Inerrancy and Worldview: Modern Challenges to Inerrancy (Part 2)

inerrancyThroughout this little series I have tried to stress that when we start from an impersonalist worldview we will always misunderstand the Scriptures. We must let the Bible speak on its own terms. This is particularly true as we wrestle with the conflict between modern Science and Scripture. Much of modern science has adopted a materialist worldview, and at the heart of materialism is an impersonal universe. When we come, then, to consider the claims of God’s Holy Word we see a direct conflict between modern Science and Scripture. But we should not be so quick to abandon the claims of Scripture because of this conflict. For the conflict is owing more to the materialist assumptions imposed on the Scriptures than to some defect in the Scriptures themselves.

We can easily see the failure of materialism when we consider matters of ethics, which the Bible does. How do we determine ethical rights and wrongs? What standard do we use. Christians have long-held that God’s Word is our ethical standard;God himself is the judge of right and wrong and has given us a standard to live by. But, as Vern Poythress has written:

If everything boils down to matter, this is, if materialistic, purposeless evolution gave rise to human beings, each individual is simply the product of evolution of matter and motion. We would then have to say that each person’s moral preferences are also the product of evolution. You have evolved in such a way that you prefer helping the old lady across the street. Joe has evolved to prefer mugging the old lady and taking her money. According to this view, both you and Joe are equally products of the same impersonalist evolutionary process. (Inerrancy and Worldview, 32)
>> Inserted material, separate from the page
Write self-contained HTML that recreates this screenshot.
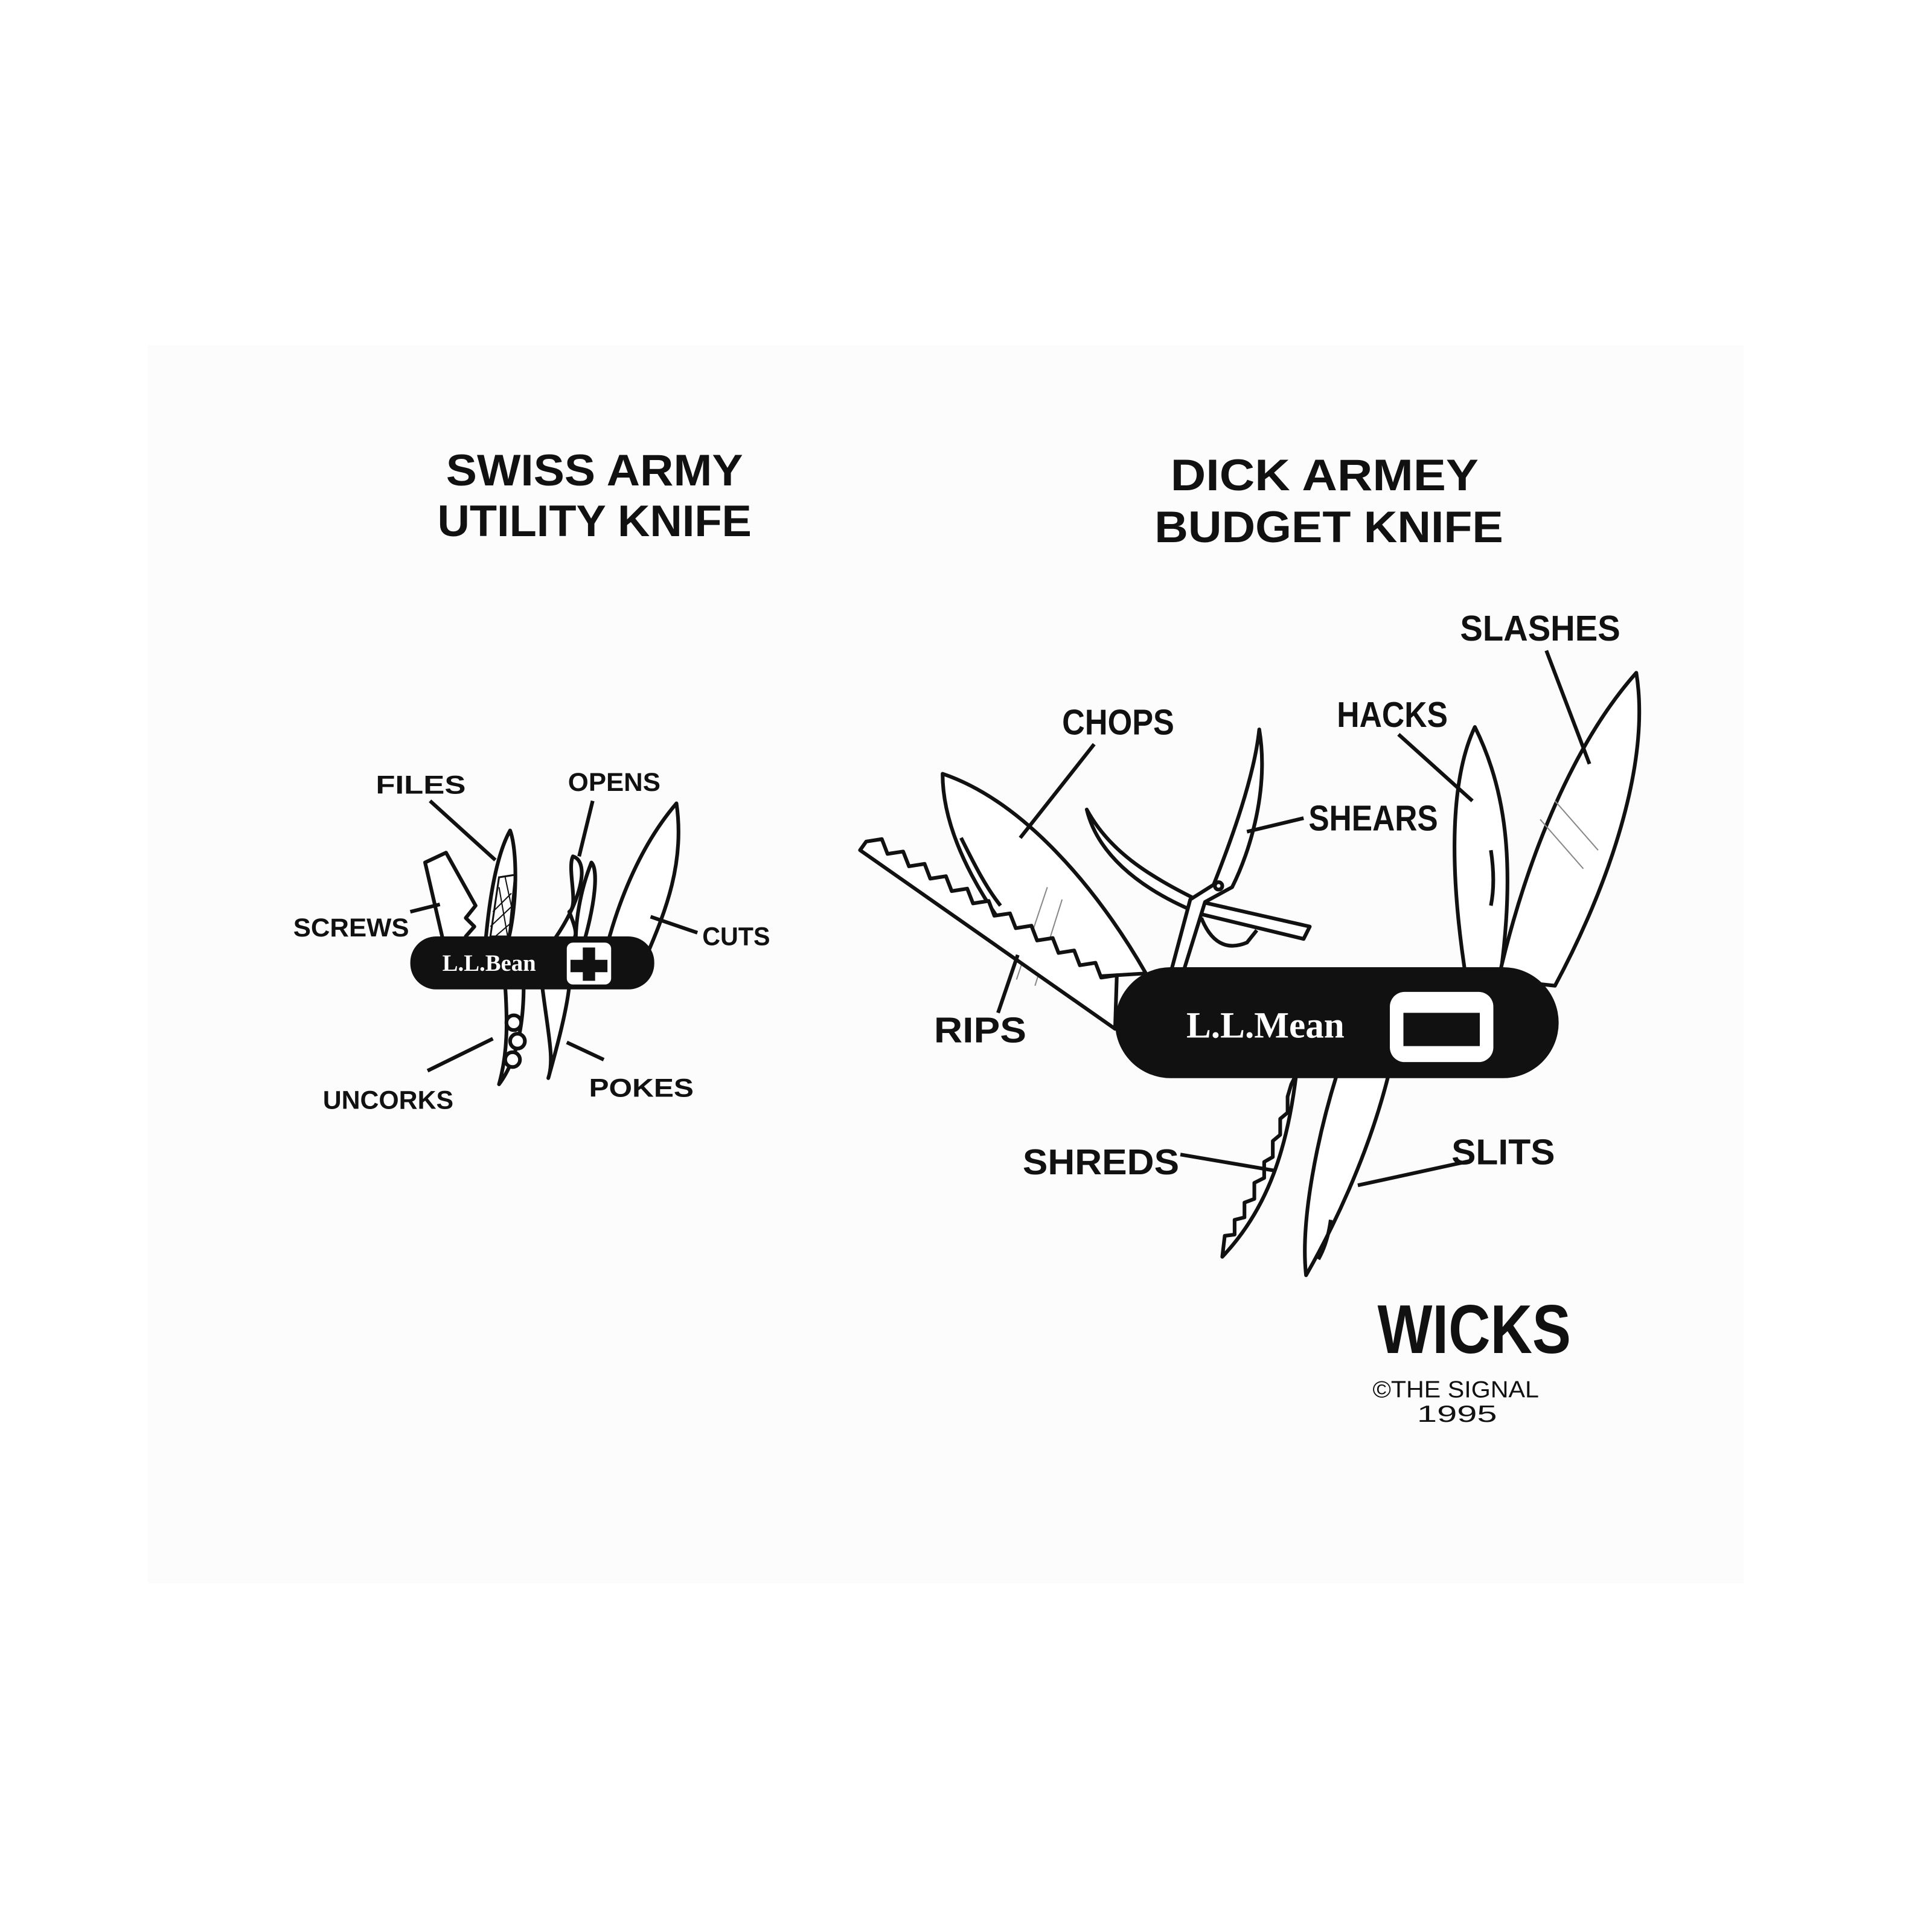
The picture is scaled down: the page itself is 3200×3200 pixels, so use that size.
<!DOCTYPE html>
<html><head><meta charset="utf-8"><style>
html,body{margin:0;padding:0;background:#fff}
svg{display:block}
.t{font-family:"Liberation Sans",sans-serif;font-weight:bold;fill:#111}
.s{fill:#fff;stroke:#111;stroke-width:3;stroke-linejoin:round}
.l{fill:none;stroke:#111;stroke-width:3}
</style></head><body>
<svg width="3200" height="3200" viewBox="0 0 1568 1568" xmlns="http://www.w3.org/2000/svg">
<rect x="0" y="0" width="1568" height="1568" fill="#fff"/>
<rect x="120" y="280" width="1295" height="1005" fill="#fcfcfc"/>
<!-- titles -->
<text class="t" x="362" y="394" font-size="36" textLength="241" lengthAdjust="spacingAndGlyphs">SWISS ARMY</text>
<text class="t" x="355" y="435" font-size="36" textLength="255" lengthAdjust="spacingAndGlyphs">UTILITY KNIFE</text>
<text class="t" x="950" y="398" font-size="36" textLength="250" lengthAdjust="spacingAndGlyphs">DICK ARMEY</text>
<text class="t" x="937" y="440" font-size="36" textLength="283" lengthAdjust="spacingAndGlyphs">BUDGET KNIFE</text>

<!-- SMALL KNIFE -->
<path class="s" d="M360,765 L345,700 L362,692 L386,735 L378,745 L385,752 L378,760 L380,765 Z"/>
<path class="s" d="M394,765 C398,720 405,690 414,674 C420,690 420,735 412,765 Z"/>
<path d="M398,760 L405,712 L418,710 L413,760 Z" fill="none" stroke="#111" stroke-width="1.5"/>
<path d="M400,740 L415,725 M398,752 L416,735 M402,760 L416,748 M405,720 L412,760 M410,712 L416,740" stroke="#111" stroke-width="1"/>
<path class="s" d="M448,765 C470,735 480,700 465,695 C460,705 470,735 462,740 C470,760 470,765 452,765 Z"/>
<path class="s" d="M492,770 C505,720 525,680 549,652 C556,700 540,740 525,775 Z"/>
<path class="s" d="M470,778 C485,730 485,705 480,700 C472,720 465,750 468,778 Z"/>
<path class="s" d="M440,800 C445,840 450,860 445,875 C452,850 460,820 462,800 Z"/>
<path class="s" d="M410,800 C412,830 412,855 405,880 C420,860 425,830 425,800 Z"/>
<circle cx="417" cy="830" r="6" class="s" stroke-width="2.5"/>
<circle cx="420" cy="845" r="6" class="s" stroke-width="2.5"/>
<circle cx="416" cy="860" r="6" class="s" stroke-width="2.5"/>
<rect x="333" y="760" width="198" height="43" rx="21" fill="#111"/>
<text x="397" y="788" font-family="Liberation Serif,serif" font-weight="bold" font-size="19" fill="#fff" text-anchor="middle">L.L.Bean</text>
<rect x="460" y="765" width="36" height="34" rx="5" fill="#fff"/>
<path d="M473,769 h10 v10 h10 v10 h-10 v7 h-10 v-7 h-10 v-10 h10 z" fill="#111"/>
<text class="t" x="305" y="644" font-size="21" textLength="73" lengthAdjust="spacingAndGlyphs">FILES</text>
<path class="l" d="M349,650 L402,698"/>
<text class="t" x="461" y="642" font-size="21" textLength="75" lengthAdjust="spacingAndGlyphs">OPENS</text>
<path class="l" d="M481,650 L470,695"/>
<text class="t" x="238" y="760" font-size="21" textLength="94" lengthAdjust="spacingAndGlyphs">SCREWS</text>
<path class="l" d="M333,740 L357,734"/>
<text class="t" x="570" y="767" font-size="21" textLength="55" lengthAdjust="spacingAndGlyphs">CUTS</text>
<path class="l" d="M528,744 L566,757"/>
<text class="t" x="262" y="900" font-size="21" textLength="106" lengthAdjust="spacingAndGlyphs">UNCORKS</text>
<path class="l" d="M347,869 L400,843"/>
<text class="t" x="478" y="890" font-size="21" textLength="85" lengthAdjust="spacingAndGlyphs">POKES</text>
<path class="l" d="M460,846 L490,860"/>

<!-- BIG KNIFE -->
<path class="s" d="M930,790 C890,720 830,650 765,628 C765,680 800,740 850,795 Z"/>
<path d="M780,680 C790,700 800,720 812,735" class="l" stroke-width="2"/>
<path d="M825,795 L850,720 M840,800 L862,730" stroke="#888" stroke-width="1"/>
<!-- saw -->
<path class="s" d="M905,835 L698,690 L703,683 L715.7,681 L720.3,693 L733,691.1 L737.7,703.1 L750.4,701.1 L755,713.1 L767.7,711.1 L772.4,723.2 L785,721.2 L789.7,733.2 L802.4,731.2 L807,743.2 L819.7,741.3 L824.4,753.3 L837.1,751.3 L841.7,763.3 L854.4,761.3 L859.1,773.4 L871.8,771.4 L876.4,783.4 L889.1,781.4 L893.7,793.4 L906.4,791.5 Z"/>
<!-- shears -->
<path class="s" d="M882,657 C900,690 930,710 975,732 L1063,752 L1058,762 L975,742 C920,720 890,690 882,657 Z"/>
<path class="s" d="M950,790 L966,730 L985,718 C1000,680 1018,630 1022,592 C1030,640 1015,690 1000,720 L978,732 L960,790 Z"/>
<path class="l" d="M975,745 C985,770 1000,770 1012,765 L1020,755" stroke-width="2.5"/>
<circle cx="989" cy="719" r="3" class="s" stroke-width="1.5"/>
<!-- hacks -->
<path class="s" d="M1190,795 C1175,700 1178,630 1197,590 C1222,640 1230,700 1218,790 Z"/>
<path class="l" d="M1210,690 C1213,710 1212,725 1210,735" stroke-width="2"/>
<!-- slashes -->
<path class="s" d="M1216,795 C1240,690 1280,600 1328,546 C1340,620 1305,720 1262,800 Z"/>
<path d="M1250,665 L1285,705 M1262,650 L1297,690" stroke="#888" stroke-width="1"/>
<!-- shreds -->
<path class="s" d="M1052,872 C1045,930 1030,980 992,1020 L994,1003 L1002,1002 L1002,990 L1010,988 L1010,976 L1018,973 L1018,960 L1026,956 L1026,943 L1033,939 L1033,926 L1039,921 L1039,908 L1045,903 L1045,890 L1048,880 Z"/>
<!-- slits -->
<path class="s" d="M1085,872 C1070,920 1055,990 1060,1035 C1080,1000 1110,940 1127,872 Z"/>
<path class="l" d="M1080,990 C1078,1005 1074,1015 1070,1022" stroke-width="2"/>
<!-- handle -->
<rect x="905" y="785" width="360" height="90" rx="45" fill="#111"/>
<text x="1027" y="842" font-family="Liberation Serif,serif" font-weight="bold" font-size="30" fill="#fff" text-anchor="middle">L.L.Mean</text>
<rect x="1128" y="805" width="84" height="57" rx="12" fill="#fff"/>
<rect x="1139" y="822" width="62" height="27" fill="#111"/>
<!-- labels -->
<text class="t" x="862" y="596" font-size="29" textLength="91" lengthAdjust="spacingAndGlyphs">CHOPS</text>
<path class="l" d="M888,604 L828,680"/>
<text class="t" x="1085" y="590" font-size="29" textLength="90" lengthAdjust="spacingAndGlyphs">HACKS</text>
<path class="l" d="M1135,596 L1195,650"/>
<text class="t" x="1185" y="520" font-size="29" textLength="130" lengthAdjust="spacingAndGlyphs">SLASHES</text>
<path class="l" d="M1255,528 L1290,620"/>
<text class="t" x="1062" y="674" font-size="29" textLength="105" lengthAdjust="spacingAndGlyphs">SHEARS</text>
<path class="l" d="M1058,664 L1012,675"/>
<text class="t" x="758" y="846" font-size="29" textLength="75" lengthAdjust="spacingAndGlyphs">RIPS</text>
<path class="l" d="M810,822 L826,775"/>
<text class="t" x="830" y="953" font-size="29" textLength="127" lengthAdjust="spacingAndGlyphs">SHREDS</text>
<path class="l" d="M958,937 L1034,950"/>
<text class="t" x="1178" y="945" font-size="29" textLength="84" lengthAdjust="spacingAndGlyphs">SLITS</text>
<path class="l" d="M1194,942 L1102,962"/>
<!-- signature -->
<text x="1118" y="1098" font-family="Liberation Sans,sans-serif" font-weight="bold" font-size="56" fill="#111" textLength="157" lengthAdjust="spacingAndGlyphs">WICKS</text>
<text x="1114" y="1134" font-family="Liberation Sans,sans-serif" font-size="19" fill="#111" textLength="135" lengthAdjust="spacingAndGlyphs">©THE SIGNAL</text>
<text x="1150" y="1154" font-family="Liberation Sans,sans-serif" font-size="19" fill="#111" textLength="65" lengthAdjust="spacingAndGlyphs">1995</text>
</svg>
</body></html>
In a materialist worldview you cannot say that something is right or wrong, because value judgments like that are merely a result of evolution. They have no objective, external, standard. This was one of the major criticisms that Thomas Nagel offered up in his book critiquing the Naturalist worldview. It is a real flaw in the impersonalist worldview.

As we read Scripture, then, and we wrestle with the ethical demands put on us by God in it we should be slow to toss those aside as some moral straightjacket held over from years of oppressive patriarchal societies. The truth is that without the moral foundation provided by the Bible we have no basis for even making judgments like that. Poythress adds:

The disappearance of transcendent morality undermines not only ability to act against blatant crime, but ability to evaluate anything at all. In particular, without moral standards, criticisms that people launch against the Bible from the platforms of science, historical research, or linguistics have no foundation. (33)

We need God even to critique God. Morality is dependent on a divine foundation. An impersonalist worldview will cause us to misread the Scriptures, particularly on matters of ethics, but it has no grounds for critiquing the Bible.

Next week we will consider the matter of miracles and how Science misunderstands even these events in the Scriptures. The important thing to remember, however, as you wrestle with this subject is that the approach we take when reading the Scriptures will dramatically affect our ability to understand and believe God’s Word. When we put ourselves in the place of judge over God we will struggle to accept what he has written. When we impose a foreign worldview onto the Bible, as if to make it the standard, we will fail to understand the Bible itself. We must read the Bible on its own terms, and that includes carefully considering the ethics of Scripture.